GIVEN PROBLEM → Leave out the pictures and repeat every record exactly.

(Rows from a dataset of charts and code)
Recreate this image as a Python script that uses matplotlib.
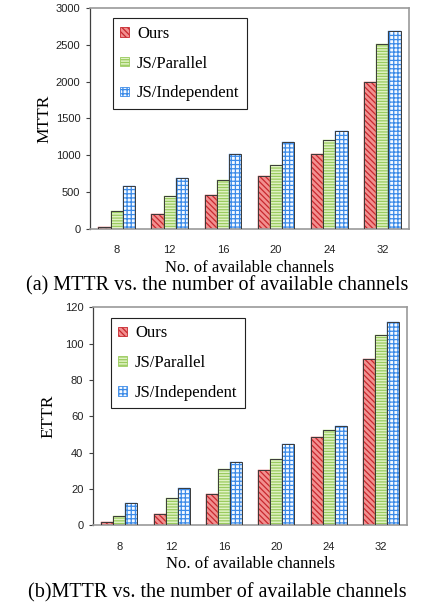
import matplotlib
matplotlib.use('Agg')
import matplotlib.pyplot as plt
import numpy as np

channels = ['8', '12', '16', '20', '24', '32']
series_names = ['Ours', 'JS/Parallel', 'JS/Independent']

mttr_ours = [20, 195, 460, 710, 1020, 2000]
mttr_parallel = [245, 440, 660, 860, 1200, 2510]
mttr_indep = [580, 685, 1020, 1180, 1330, 2690]

ettr_ours = [2, 6.3, 17, 30.5, 48.5, 91.5]
ettr_parallel = [5, 15, 31, 36.5, 52.5, 105]
ettr_indep = [12, 20.5, 35, 44.5, 54.5, 112]

#face colour, hatch colour, hatch pattern
styles = [('#f29090', '#c8282e', '\\\\\\\\\\\\'),
          ('#e0f2c4', '#9acb5e', '------'),
          ('#f6faff', '#3a8ae8', '++++')]

serif = ['Liberation Serif', 'DejaVu Serif']
sans = ['Liberation Sans', 'DejaVu Sans']
plt.rcParams['hatch.linewidth'] = 0.9


def draw_panel(ax, values, ylabel, ymax, ystep, ylabpad, legx):
    x = np.arange(len(channels))
    w = 0.23
    for k, vals in enumerate(values):
        face, hcol, hatch = styles[k]
        ax.bar(x + (k - 1) * w, vals, w, facecolor=face, hatch=hatch,
               edgecolor=hcol, linewidth=0.3, label=series_names[k], zorder=2)
        #dark outline drawn on top of the hatch
        ax.bar(x + (k - 1) * w, vals, w, fill=False, edgecolor='#3a3a3a',
               linewidth=0.7, zorder=3)
    ax.set_xlim(-0.5, len(channels) - 0.5)
    ax.set_ylim(0, ymax)
    ax.set_yticks(np.arange(0, ymax + 1, ystep))
    ax.set_xticks(x)
    ax.set_xticklabels(channels, family=sans, fontsize=8, color='#222222')
    for lab in ax.get_yticklabels():
        lab.set_family(sans)
        lab.set_fontsize(8)
        lab.set_color('#222222')
    ax.tick_params(axis='x', length=0, pad=12)
    ax.tick_params(axis='y', length=3, width=0.8, color='#404040', pad=4)
    for s in ax.spines.values():
        s.set_color('#9a9a9a')
        s.set_linewidth(1.2)
    ax.spines['left'].set_color('#404040')
    ax.spines['left'].set_linewidth(0.9)
    ax.set_xlabel('No. of available channels', family=serif, fontsize=12, labelpad=3)
    ax.set_ylabel(ylabel, family=serif, fontsize=12.5, labelpad=ylabpad)
    leg = ax.legend(loc='upper left', bbox_to_anchor=(legx, 0.99), prop={'family': serif, 'size': 12},
                    handlelength=0.5, handleheight=0.5, handletextpad=0.5,
                    labelspacing=0.82, borderpad=0.45, fancybox=False, framealpha=1)
    leg.get_frame().set_edgecolor('#222222')
    leg.get_frame().set_linewidth(0.8)
    for p, st in zip(leg.get_patches(), styles):
        p.set_edgecolor(st[1])
        p.set_linewidth(0.6)


fig = plt.figure(figsize=(4.35, 6.10), dpi=100)
ax1 = fig.add_axes([0.207, 0.625, 0.733, 0.362])
ax2 = fig.add_axes([0.214, 0.139, 0.722, 0.357])

draw_panel(ax1, [mttr_ours, mttr_parallel, mttr_indep], 'MTTR', 3000, 500, 2, 0.045)
draw_panel(ax2, [ettr_ours, ettr_parallel, ettr_indep], 'ETTR', 120, 20, 6, 0.03)

fig.text(0.5, 0.532, '(a) MTTR vs. the number of available channels', ha='center', va='center',
         family=serif, fontsize=14.5)
fig.text(0.5, 0.028, '(b)MTTR vs. the number of available channels', ha='center', va='center',
         family=serif, fontsize=14.5)

fig.savefig('out.png', dpi=100)
plt.close()
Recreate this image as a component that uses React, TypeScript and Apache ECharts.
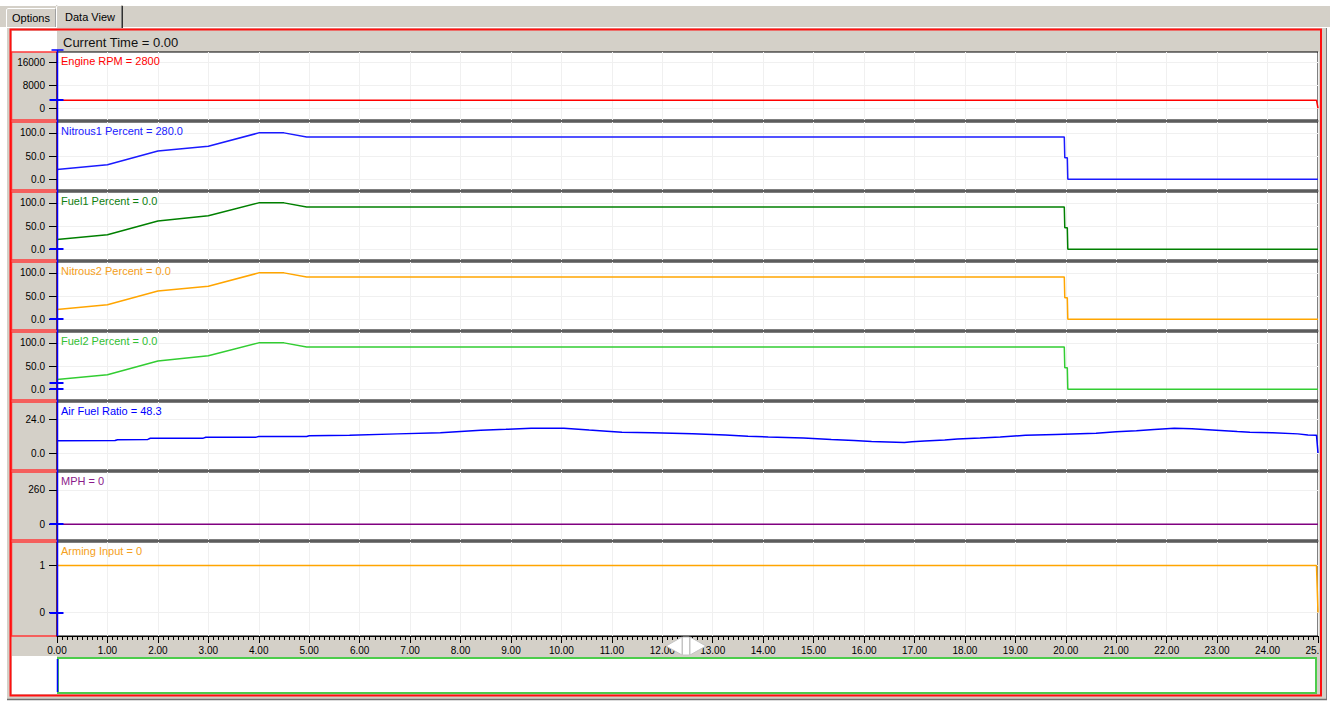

COMPLETED TASK →
Recreate this image as a Python script that uses matplotlib.
import matplotlib
matplotlib.use('Agg')
import matplotlib.pyplot as plt
import numpy as np

channels = ['8', '12', '16', '20', '24', '32']
series_names = ['Ours', 'JS/Parallel', 'JS/Independent']

mttr_ours = [20, 195, 460, 710, 1020, 2000]
mttr_parallel = [245, 440, 660, 860, 1200, 2510]
mttr_indep = [580, 685, 1020, 1180, 1330, 2690]

ettr_ours = [2, 6.3, 17, 30.5, 48.5, 91.5]
ettr_parallel = [5, 15, 31, 36.5, 52.5, 105]
ettr_indep = [12, 20.5, 35, 44.5, 54.5, 112]

#face colour, hatch colour, hatch pattern
styles = [('#f29090', '#c8282e', '\\\\\\\\\\\\'),
          ('#e0f2c4', '#9acb5e', '------'),
          ('#f6faff', '#3a8ae8', '++++')]

serif = ['Liberation Serif', 'DejaVu Serif']
sans = ['Liberation Sans', 'DejaVu Sans']
plt.rcParams['hatch.linewidth'] = 0.9


def draw_panel(ax, values, ylabel, ymax, ystep, ylabpad, legx):
    x = np.arange(len(channels))
    w = 0.23
    for k, vals in enumerate(values):
        face, hcol, hatch = styles[k]
        ax.bar(x + (k - 1) * w, vals, w, facecolor=face, hatch=hatch,
               edgecolor=hcol, linewidth=0.3, label=series_names[k], zorder=2)
        #dark outline drawn on top of the hatch
        ax.bar(x + (k - 1) * w, vals, w, fill=False, edgecolor='#3a3a3a',
               linewidth=0.7, zorder=3)
    ax.set_xlim(-0.5, len(channels) - 0.5)
    ax.set_ylim(0, ymax)
    ax.set_yticks(np.arange(0, ymax + 1, ystep))
    ax.set_xticks(x)
    ax.set_xticklabels(channels, family=sans, fontsize=8, color='#222222')
    for lab in ax.get_yticklabels():
        lab.set_family(sans)
        lab.set_fontsize(8)
        lab.set_color('#222222')
    ax.tick_params(axis='x', length=0, pad=12)
    ax.tick_params(axis='y', length=3, width=0.8, color='#404040', pad=4)
    for s in ax.spines.values():
        s.set_color('#9a9a9a')
        s.set_linewidth(1.2)
    ax.spines['left'].set_color('#404040')
    ax.spines['left'].set_linewidth(0.9)
    ax.set_xlabel('No. of available channels', family=serif, fontsize=12, labelpad=3)
    ax.set_ylabel(ylabel, family=serif, fontsize=12.5, labelpad=ylabpad)
    leg = ax.legend(loc='upper left', bbox_to_anchor=(legx, 0.99), prop={'family': serif, 'size': 12},
                    handlelength=0.5, handleheight=0.5, handletextpad=0.5,
                    labelspacing=0.82, borderpad=0.45, fancybox=False, framealpha=1)
    leg.get_frame().set_edgecolor('#222222')
    leg.get_frame().set_linewidth(0.8)
    for p, st in zip(leg.get_patches(), styles):
        p.set_edgecolor(st[1])
        p.set_linewidth(0.6)


fig = plt.figure(figsize=(4.35, 6.10), dpi=100)
ax1 = fig.add_axes([0.207, 0.625, 0.733, 0.362])
ax2 = fig.add_axes([0.214, 0.139, 0.722, 0.357])

draw_panel(ax1, [mttr_ours, mttr_parallel, mttr_indep], 'MTTR', 3000, 500, 2, 0.045)
draw_panel(ax2, [ettr_ours, ettr_parallel, ettr_indep], 'ETTR', 120, 20, 6, 0.03)

fig.text(0.5, 0.532, '(a) MTTR vs. the number of available channels', ha='center', va='center',
         family=serif, fontsize=14.5)
fig.text(0.5, 0.028, '(b)MTTR vs. the number of available channels', ha='center', va='center',
         family=serif, fontsize=14.5)

fig.savefig('out.png', dpi=100)
plt.close()
Recreate this image as a component that uses React, TypeScript and Apache ECharts.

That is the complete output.